Vaulted ceilings deserve a separate layout discussion before crown moulding installation in Sarasota County or Venice homes. The key decision is where the crown should stop, turn, or give way to a cleaner trim detail. Level runs, architectural breaks, and simplified profiles usually look more intentional than forcing heavy crown through every sloped plane.
For custom ceiling trim, bring photos of the room, cabinet crown, baseboards, and ceiling features, then compare real profile samples before choosing a finish. A crown moulding installer Sarasota County homeowners consider should be comfortable talking through scale, sightlines, profile depth, and paint planning so the finished trim looks designed for the home rather than added as an afterthought.
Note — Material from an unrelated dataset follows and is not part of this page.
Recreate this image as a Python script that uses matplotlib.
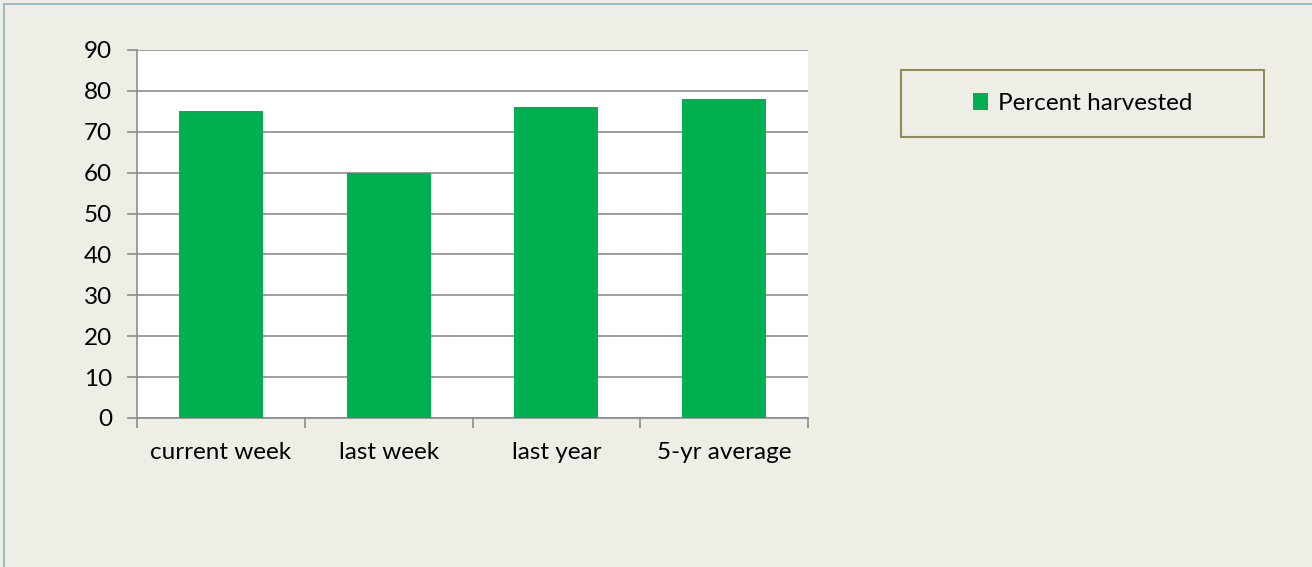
import matplotlib.pyplot as plt
from matplotlib.lines import Line2D
from matplotlib.patches import Patch, Rectangle

# === Data ===
categories = ["current week", "last week", "last year", "5-yr average"]
percent_harvested = [75, 60, 76, 78]

bg_color = "#EFEEE6"
bar_color = "#00B050"
grid_color = "#8C8C8C"
W, H = 1312, 567

plt.rcParams['font.family'] = ['Lato', 'DejaVu Sans']

fig = plt.figure(figsize=(W / 100, H / 100), dpi=100)
fig.patch.set_facecolor(bg_color)

ax = fig.add_axes([137 / W, 1 - 418 / H, (808 - 137) / W, (418 - 50) / H])
ax.set_facecolor("white")

x = range(len(categories))
ax.bar(x, percent_harvested, width=0.5, color=bar_color, zorder=3, label="Percent harvested")

# --- Axes styling ---
ax.set_xlim(-0.5, len(categories) - 0.5)
ax.set_ylim(0, 90)
ax.set_yticks(range(0, 91, 10))
ax.set_xticks([i - 0.5 for i in range(len(categories) + 1)])
ax.set_xticklabels([])
ax.set_xticks(list(x), minor=True)
ax.set_xticklabels(categories, minor=True)
ax.tick_params(axis='x', which='major', length=7, width=1.2, color=grid_color, direction='out')
ax.tick_params(axis='x', which='minor', length=0, pad=17, labelsize=17.5)
ax.tick_params(axis='y', length=7, width=1.2, color=grid_color, pad=11, labelsize=17.5)

ax.yaxis.grid(True, color=grid_color, linewidth=1.2, zorder=0)
ax.set_axisbelow(True)
for side in ['top', 'right']:
    ax.spines[side].set_visible(False)
for side in ['left', 'bottom']:
    ax.spines[side].set_color(grid_color)
    ax.spines[side].set_linewidth(1.2)

# --- Legend box ---
fig.add_artist(Rectangle((901 / W, 1 - 137 / H), (1264 - 901) / W, (137 - 70) / H,
                         transform=fig.transFigure, facecolor=bg_color,
                         edgecolor="#948A54", linewidth=1.5))
handles = [Patch(facecolor=bar_color, label="Percent harvested")]
leg = fig.legend(handles=handles, loc='center',
                 bbox_to_anchor=((901 + 1264) / 2 / W, 1 - (70 + 137) / 2 / H),
                 frameon=False, fontsize=17.5,
                 handlelength=0.65, handleheight=0.65, handletextpad=0.4)

# --- Outer border (top and left) ---
fig.add_artist(Line2D([4 / W, 1], [1 - 4 / H, 1 - 4 / H], color="#8DB3C3", linewidth=1.2,
                      transform=fig.transFigure))
fig.add_artist(Line2D([4 / W, 4 / W], [0, 1 - 4 / H], color="#8DB3C3", linewidth=1.2,
                      transform=fig.transFigure))

fig.savefig("out.png", dpi=100, facecolor=fig.get_facecolor())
Choosing Crown Moulding That Looks Intentional
The final test is whether the trim feels inevitable from the doorway. On a high flat ceiling, that usually means enough vertical presence to finish the long wall; a tiny stock crown can vanish, while large decorative crown moulding only works when the room has the baseboards, casing, cabinetry, or traditional detail to support it. In a bright coastal room, the smarter upgrade may be a taller clean profile rather than more carving.
Tray and vaulted ceilings ask for different kinds of control. A tray ceiling benefits from choosing the layer you want to feature: the lower perimeter for a crisp room outline, the raised center for emphasis, or a stepped treatment for more depth. A vaulted ceiling usually needs restraint because sloped planes can make heavy crown look awkward; level runs, architectural breaks, or simpler profiles keep the line from feeling forced.
For open-plan homes, crown should relate to nearby baseboards, door casing, cabinet crown, beams, and ceiling details without copying every profile exactly. The practical takeaway for homeowners comparing crown moulding in Venice, FL, or planning crown moulding installation in Sarasota County is to decide the design and installation approach together: profile size, stopping points, room transitions, finish, and site conditions should be planned as one composition, not chosen one piece at a time.